There is also a lot about the Holy Spirit, revelation, and the terrible consequence of defiance of the Holy Spirit.
To the peasant Catholic, which I am—in the 1990s, researching Morkan’s Quarry, I converted to Catholicism, went through RCIA and baptism at Easter Vigil Mass, the whole reclamation for my German Catholic ancestry—to the peasant Catholic, the concept of recognizing and perceiving clearly a spoken command of the Holy Spirit is rather far out, something for the Great Saints and ecstatic hermits. But it was clear from the book Zion on the Mississippi: The Settlement of Saxon Lutherans in Missouri that contact with the Holy Spirit and revelation from that Spirit was, to Patricia’s people, an accepted and celebrated possibility. Later I learned from the Gospel of Saint Mark, “he who blasphemes against the Holy Spirit never has forgiveness, but is subject to eternal condemnation.” Along with passages in Hebrews and elsewhere, theologians have expanded and constructed this to mean clearly that one who willfully defies a command known to be from the Holy Spirit has no hope whatsoever, and even the Power of Christ cannot save this fallen one. That’s huge! How could you not write about what that nightmare might mean?

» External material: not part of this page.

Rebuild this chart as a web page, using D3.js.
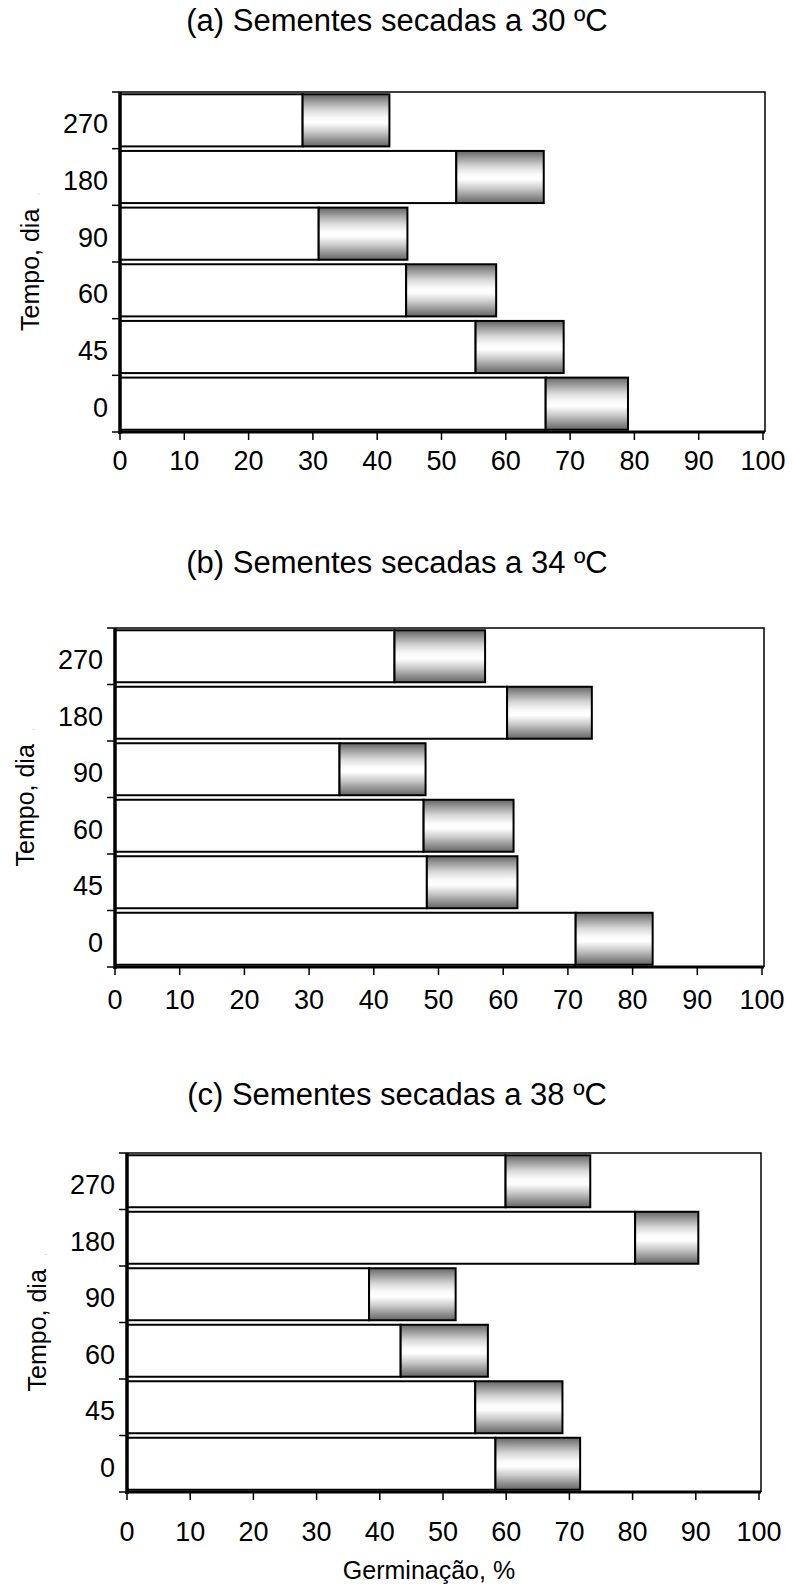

Is that where the title comes from, The Teeth of the Souls?
The title comes from what Judith calls Leighton’s limestone, The Teeth of the Souls. One of the readers for the book, a good, lapsed Methodist I think, complained that souls don’t have teeth. How wonderfully strange to think it! John Milton argued for pages and pages about whether or not there would be sexual pleasure in Heaven—yes, the John Milton of Paradise Lost! How on Earth can we know for certain that souls won’t have teeth? In the Ozarks, I sure have faith they do. And I can show you the stone!